Code that draws figures:

· · · ·

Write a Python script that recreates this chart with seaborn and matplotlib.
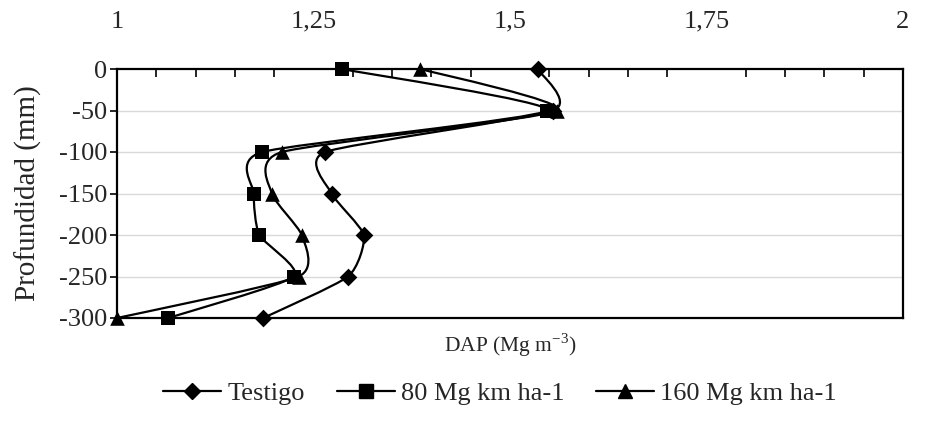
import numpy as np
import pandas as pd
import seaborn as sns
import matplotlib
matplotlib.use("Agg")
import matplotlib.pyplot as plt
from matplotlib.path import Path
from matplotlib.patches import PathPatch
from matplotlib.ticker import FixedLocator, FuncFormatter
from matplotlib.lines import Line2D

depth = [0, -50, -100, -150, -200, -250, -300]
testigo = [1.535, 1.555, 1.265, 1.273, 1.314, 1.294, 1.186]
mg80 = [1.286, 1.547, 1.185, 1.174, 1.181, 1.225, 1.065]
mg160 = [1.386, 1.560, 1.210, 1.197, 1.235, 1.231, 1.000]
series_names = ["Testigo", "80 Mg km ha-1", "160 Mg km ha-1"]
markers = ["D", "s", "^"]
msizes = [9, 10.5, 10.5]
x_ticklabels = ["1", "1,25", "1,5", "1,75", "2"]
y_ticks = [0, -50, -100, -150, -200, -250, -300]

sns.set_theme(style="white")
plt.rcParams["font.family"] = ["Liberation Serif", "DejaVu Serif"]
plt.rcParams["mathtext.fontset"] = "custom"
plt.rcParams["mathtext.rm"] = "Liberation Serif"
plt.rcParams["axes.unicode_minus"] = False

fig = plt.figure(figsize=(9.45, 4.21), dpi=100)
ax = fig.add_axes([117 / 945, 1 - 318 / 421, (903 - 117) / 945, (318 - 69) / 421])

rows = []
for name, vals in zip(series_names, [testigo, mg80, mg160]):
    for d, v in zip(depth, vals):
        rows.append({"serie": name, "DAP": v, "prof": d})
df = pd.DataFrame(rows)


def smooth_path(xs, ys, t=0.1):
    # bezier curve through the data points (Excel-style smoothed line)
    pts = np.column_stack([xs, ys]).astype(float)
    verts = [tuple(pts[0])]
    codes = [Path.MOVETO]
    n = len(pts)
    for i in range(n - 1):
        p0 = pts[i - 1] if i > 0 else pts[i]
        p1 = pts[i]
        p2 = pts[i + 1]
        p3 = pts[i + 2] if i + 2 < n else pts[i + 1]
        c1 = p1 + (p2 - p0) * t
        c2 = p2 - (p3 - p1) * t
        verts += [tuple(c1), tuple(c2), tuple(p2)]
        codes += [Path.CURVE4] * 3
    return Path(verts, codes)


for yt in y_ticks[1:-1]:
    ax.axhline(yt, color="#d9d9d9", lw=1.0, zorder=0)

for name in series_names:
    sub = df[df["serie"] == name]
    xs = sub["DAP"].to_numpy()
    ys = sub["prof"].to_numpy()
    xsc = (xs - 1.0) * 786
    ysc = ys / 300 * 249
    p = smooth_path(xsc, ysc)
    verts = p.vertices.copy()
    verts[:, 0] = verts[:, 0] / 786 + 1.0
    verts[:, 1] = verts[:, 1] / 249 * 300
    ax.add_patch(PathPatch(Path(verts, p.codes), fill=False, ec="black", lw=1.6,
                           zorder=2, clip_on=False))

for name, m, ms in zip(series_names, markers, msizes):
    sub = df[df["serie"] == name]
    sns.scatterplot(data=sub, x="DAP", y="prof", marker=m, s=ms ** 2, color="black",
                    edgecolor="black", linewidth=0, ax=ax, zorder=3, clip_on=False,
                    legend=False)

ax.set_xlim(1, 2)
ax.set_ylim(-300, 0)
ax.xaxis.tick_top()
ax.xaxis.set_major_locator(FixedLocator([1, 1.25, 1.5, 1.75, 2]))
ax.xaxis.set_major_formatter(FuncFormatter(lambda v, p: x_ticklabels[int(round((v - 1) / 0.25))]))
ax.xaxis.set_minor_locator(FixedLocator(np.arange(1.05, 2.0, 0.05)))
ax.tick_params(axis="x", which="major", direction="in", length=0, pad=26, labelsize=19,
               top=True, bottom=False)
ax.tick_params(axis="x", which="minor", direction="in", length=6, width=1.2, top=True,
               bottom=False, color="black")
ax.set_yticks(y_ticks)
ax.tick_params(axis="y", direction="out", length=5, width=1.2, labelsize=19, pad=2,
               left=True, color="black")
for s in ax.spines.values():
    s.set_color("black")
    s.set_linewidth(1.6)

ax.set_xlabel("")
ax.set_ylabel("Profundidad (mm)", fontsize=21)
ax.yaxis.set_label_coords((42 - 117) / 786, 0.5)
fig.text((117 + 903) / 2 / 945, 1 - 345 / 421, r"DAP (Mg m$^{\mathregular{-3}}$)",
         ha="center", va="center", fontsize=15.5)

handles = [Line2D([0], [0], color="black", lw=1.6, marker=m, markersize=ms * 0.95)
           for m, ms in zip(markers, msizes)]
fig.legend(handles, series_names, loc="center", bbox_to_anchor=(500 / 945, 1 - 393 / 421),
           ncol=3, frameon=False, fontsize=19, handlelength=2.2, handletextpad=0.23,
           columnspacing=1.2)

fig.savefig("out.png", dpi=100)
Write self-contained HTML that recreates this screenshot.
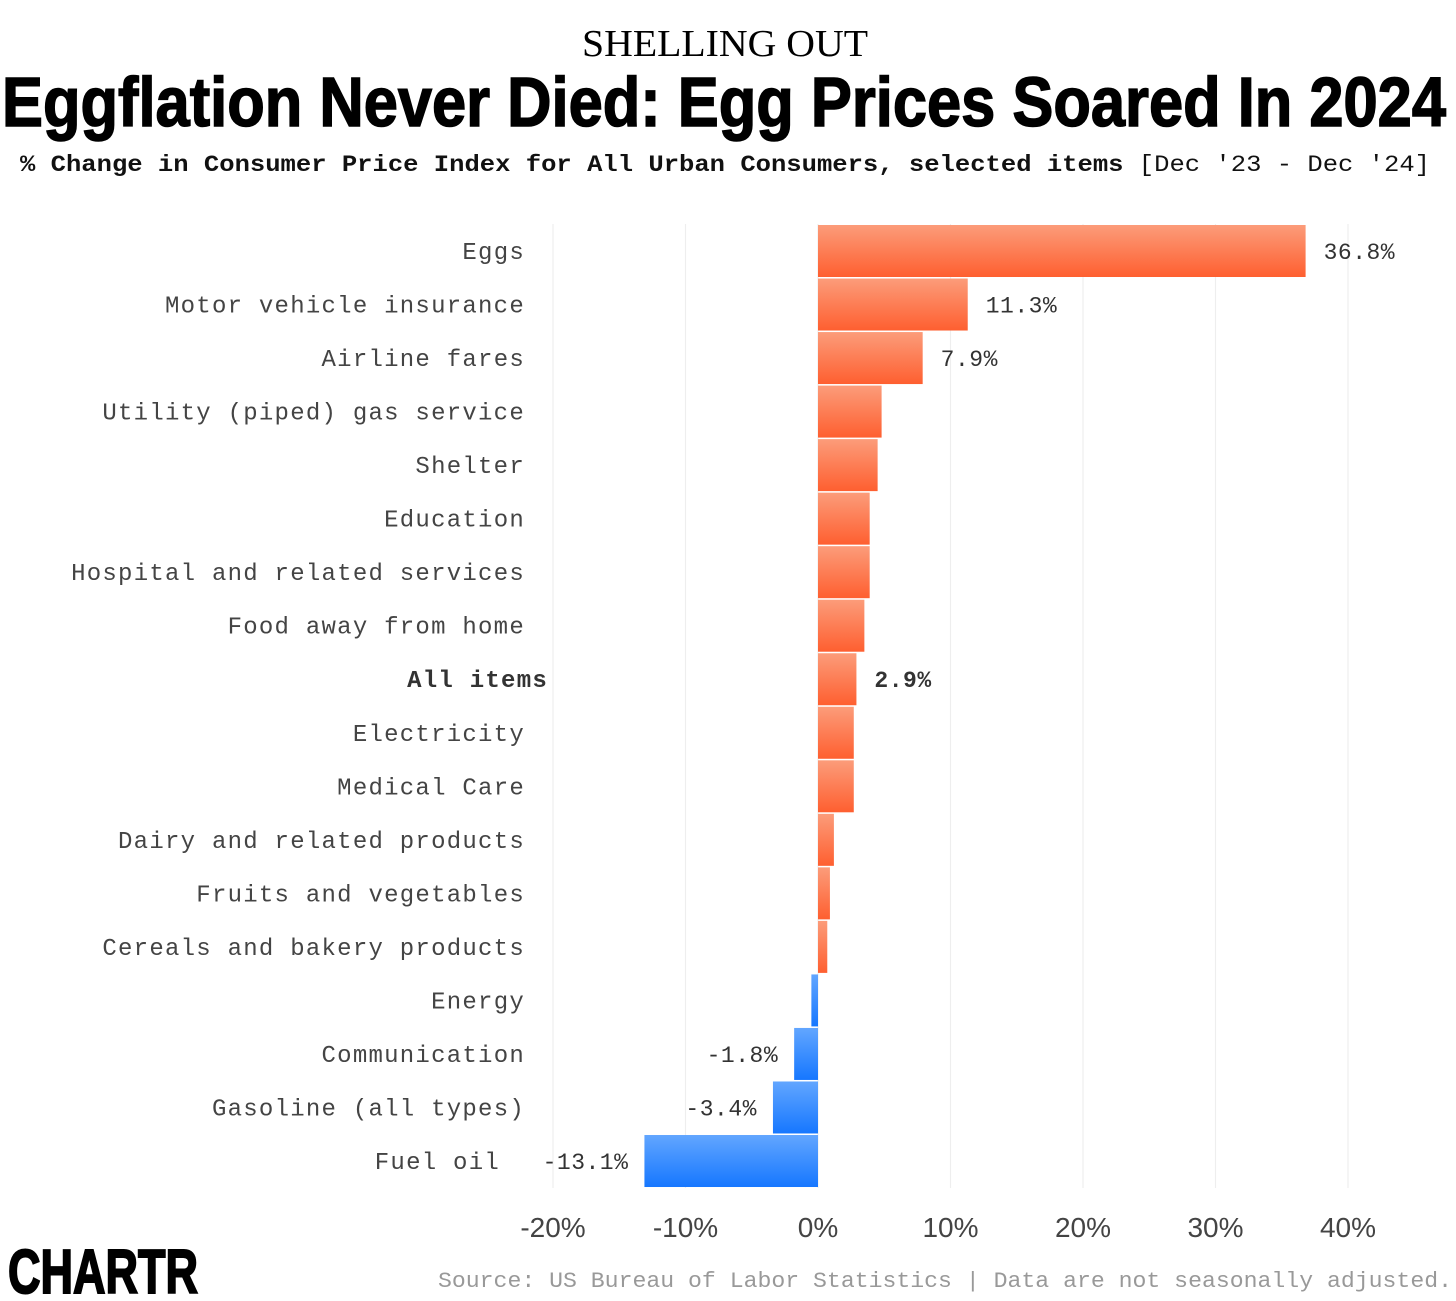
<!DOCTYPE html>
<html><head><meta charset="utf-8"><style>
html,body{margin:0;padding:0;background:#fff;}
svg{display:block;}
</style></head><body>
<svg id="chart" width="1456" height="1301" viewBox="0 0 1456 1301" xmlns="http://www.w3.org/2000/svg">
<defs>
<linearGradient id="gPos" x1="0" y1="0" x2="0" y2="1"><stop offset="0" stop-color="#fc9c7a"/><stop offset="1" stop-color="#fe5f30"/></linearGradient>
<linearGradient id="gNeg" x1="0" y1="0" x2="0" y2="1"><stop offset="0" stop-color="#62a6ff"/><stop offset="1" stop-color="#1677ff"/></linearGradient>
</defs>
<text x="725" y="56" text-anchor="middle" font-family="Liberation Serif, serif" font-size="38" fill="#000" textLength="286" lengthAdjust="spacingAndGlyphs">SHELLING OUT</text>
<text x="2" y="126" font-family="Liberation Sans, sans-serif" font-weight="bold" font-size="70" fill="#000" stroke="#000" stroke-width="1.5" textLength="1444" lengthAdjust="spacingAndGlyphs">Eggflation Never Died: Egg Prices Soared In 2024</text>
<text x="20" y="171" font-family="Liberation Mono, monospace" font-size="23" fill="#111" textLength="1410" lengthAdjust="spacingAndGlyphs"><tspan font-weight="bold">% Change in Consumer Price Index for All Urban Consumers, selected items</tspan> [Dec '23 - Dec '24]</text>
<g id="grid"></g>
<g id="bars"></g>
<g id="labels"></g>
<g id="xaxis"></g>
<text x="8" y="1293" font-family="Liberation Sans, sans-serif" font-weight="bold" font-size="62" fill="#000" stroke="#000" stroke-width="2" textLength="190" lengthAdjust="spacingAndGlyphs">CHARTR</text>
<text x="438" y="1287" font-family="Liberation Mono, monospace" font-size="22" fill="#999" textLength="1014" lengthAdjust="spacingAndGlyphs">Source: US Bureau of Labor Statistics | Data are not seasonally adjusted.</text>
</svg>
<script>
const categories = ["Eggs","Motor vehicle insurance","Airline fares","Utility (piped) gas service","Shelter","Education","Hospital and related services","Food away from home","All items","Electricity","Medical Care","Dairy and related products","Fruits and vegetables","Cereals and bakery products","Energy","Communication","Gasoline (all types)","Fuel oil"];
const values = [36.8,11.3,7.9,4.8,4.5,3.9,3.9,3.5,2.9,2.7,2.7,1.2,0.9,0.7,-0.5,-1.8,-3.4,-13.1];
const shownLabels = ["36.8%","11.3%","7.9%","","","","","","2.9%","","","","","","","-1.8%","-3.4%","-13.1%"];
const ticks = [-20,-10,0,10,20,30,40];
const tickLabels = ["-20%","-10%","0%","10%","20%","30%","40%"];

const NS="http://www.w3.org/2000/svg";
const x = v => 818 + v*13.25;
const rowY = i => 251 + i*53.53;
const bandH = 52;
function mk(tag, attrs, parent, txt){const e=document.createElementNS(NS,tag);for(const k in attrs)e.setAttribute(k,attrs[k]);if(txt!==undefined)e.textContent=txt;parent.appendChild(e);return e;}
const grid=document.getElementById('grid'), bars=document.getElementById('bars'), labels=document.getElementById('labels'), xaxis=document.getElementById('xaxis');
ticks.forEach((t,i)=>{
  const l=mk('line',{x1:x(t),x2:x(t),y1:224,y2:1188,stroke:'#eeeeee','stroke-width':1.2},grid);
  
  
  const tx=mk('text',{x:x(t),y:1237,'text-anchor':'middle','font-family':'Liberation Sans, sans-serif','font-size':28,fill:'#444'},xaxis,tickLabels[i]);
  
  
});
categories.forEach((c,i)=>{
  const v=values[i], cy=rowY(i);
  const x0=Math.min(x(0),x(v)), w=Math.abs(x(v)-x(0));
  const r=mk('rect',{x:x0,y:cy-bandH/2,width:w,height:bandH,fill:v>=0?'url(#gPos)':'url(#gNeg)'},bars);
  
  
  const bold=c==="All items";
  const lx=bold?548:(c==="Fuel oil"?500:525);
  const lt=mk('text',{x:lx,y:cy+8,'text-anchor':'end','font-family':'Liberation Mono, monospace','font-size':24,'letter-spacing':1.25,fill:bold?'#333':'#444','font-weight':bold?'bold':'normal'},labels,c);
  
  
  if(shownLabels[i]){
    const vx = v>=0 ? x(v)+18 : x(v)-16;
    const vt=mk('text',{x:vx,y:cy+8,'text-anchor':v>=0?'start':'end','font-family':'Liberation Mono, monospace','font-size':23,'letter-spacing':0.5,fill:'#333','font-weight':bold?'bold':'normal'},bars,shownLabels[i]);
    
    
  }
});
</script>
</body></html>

· · · ·

Exactly as written, repeat the lines from the beginning of the entries up to and including the line with "from matplotlib.lines import Line2D", but not the pictures.

Write a Python script that recreates this chart with seaborn and matplotlib.
import numpy as np
import pandas as pd
import seaborn as sns
import matplotlib
matplotlib.use("Agg")
import matplotlib.pyplot as plt
from matplotlib.path import Path
from matplotlib.patches import PathPatch
from matplotlib.ticker import FixedLocator, FuncFormatter
from matplotlib.lines import Line2D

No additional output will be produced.